Further integration of datasets using scalable bioinformatics approaches will be important. Innovative algorithm engineering (for example, using sequence sketches instead of full sequences has been shown to vastly reduce storage and memory requirements [143]) could enable production-level integration of datasets for haplotype reconstruction. Beyond engineering efforts, combining reference-based and de novo approaches will improve scalability. More specifically, genomes that are similar to known samples can be reconstructed efficiently using reference-based approaches, thus reducing de novo efforts to the remaining highly divergent genomes.

Validation, benchmarking, and annotation

For the final haplotype assemblies of diploid genomes, many high-quality benchmarks are available, and validation is done with standardized evaluation metrics as a standard practice for non-repetitive regions. This is not the case for polyploids, tumors, and complex repetitive regions in diploids. Innovations in algorithms (beyond k-mer approaches) that improve the capability for assessment and biological validation could benefit from a public collection of high-quality benchmarks, for example in the form of a community-driven assessment initiative similar to the Critical Assessment of Metagenome Interpretation [108] (CAMI), Assemblathon [144, 145], and Genome Assembly Gold-standard Evaluations [146] (GAGE). As the field advances to produce high-quality chromosome-scale phased sequences, the next critical step will be in the development of new gene annotation tools [147] to enable more precise downstream analyses in the coming decade.


Another challenge is the visualization of large-scale haplotyping raw sequencing datasets and haplotype sequences from multiple species. The combination of long haplotype sequences and divergence across or within genomes and the large diversity of haplotyping data types pose numerous visualization challenges. While a number of tools exist (reviewed in [148, 149]), none can be used to visualize large-scale phased sequences. New visualization techniques will be required that enable abstractions or reductions in data dimensions from multi-scale, multiple data measurements, binary encoding of variations and divergence across haplotypes for visual maps, and discovery of informative patterns in the haplotyping data. Interactive visualization or animation in the chromosome-scale coordinate system can be useful.

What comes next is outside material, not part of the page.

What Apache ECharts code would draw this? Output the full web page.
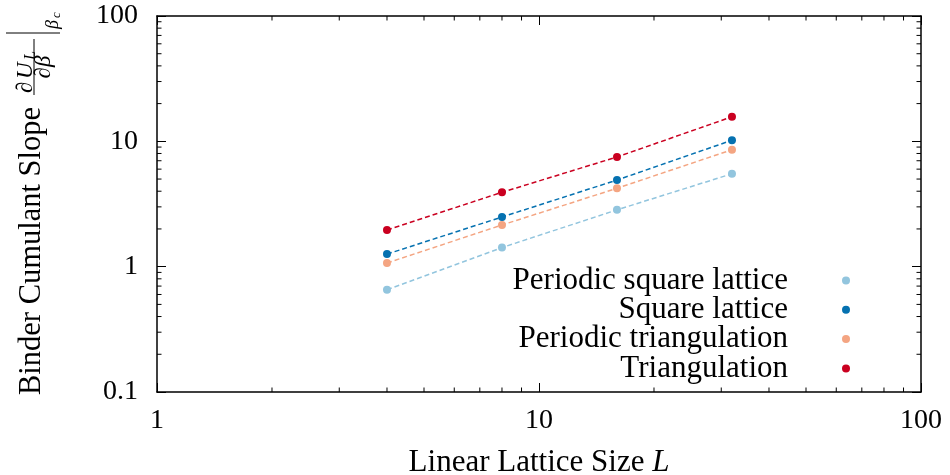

Chromosome-scale haplotype reconstruction has yielded new insights into the genetic underpinnings of disease pathogenesis, evolution, and comparative biology. To overcome the limitations of sequencing reads to cover genomic repeats, chromosome-scale haplotype reconstruction using a combination of long-read (HiFi and ultra-long ONT) and chromosome-scale sequencing (Hi-C) datasets, along with integrative algorithms, has become a common strategy to produce haplotypes in diploids, but not polyploids yet.

Improvements in fragment lengths and combining complementary technologies through innovative algorithms (graphs, k-mers and data-driven) will be state-of-the-art to reconstruct high-quality haplotypes with fewer gaps in the near future. Both fragment accuracy and length—a few megabases size with accuracy of > 98%—could be important to finish haplotypes. Major reductions in sequencing and computing costs will be critical to scale efforts to thousands of genomes at a time. In the next decade, algorithmic and technological advances, paired with the incorporation of haplotypes with disparate layers of biological information, could mark a new era of gapless end-to-end haplotypes and further our understanding of complex biological phenomena.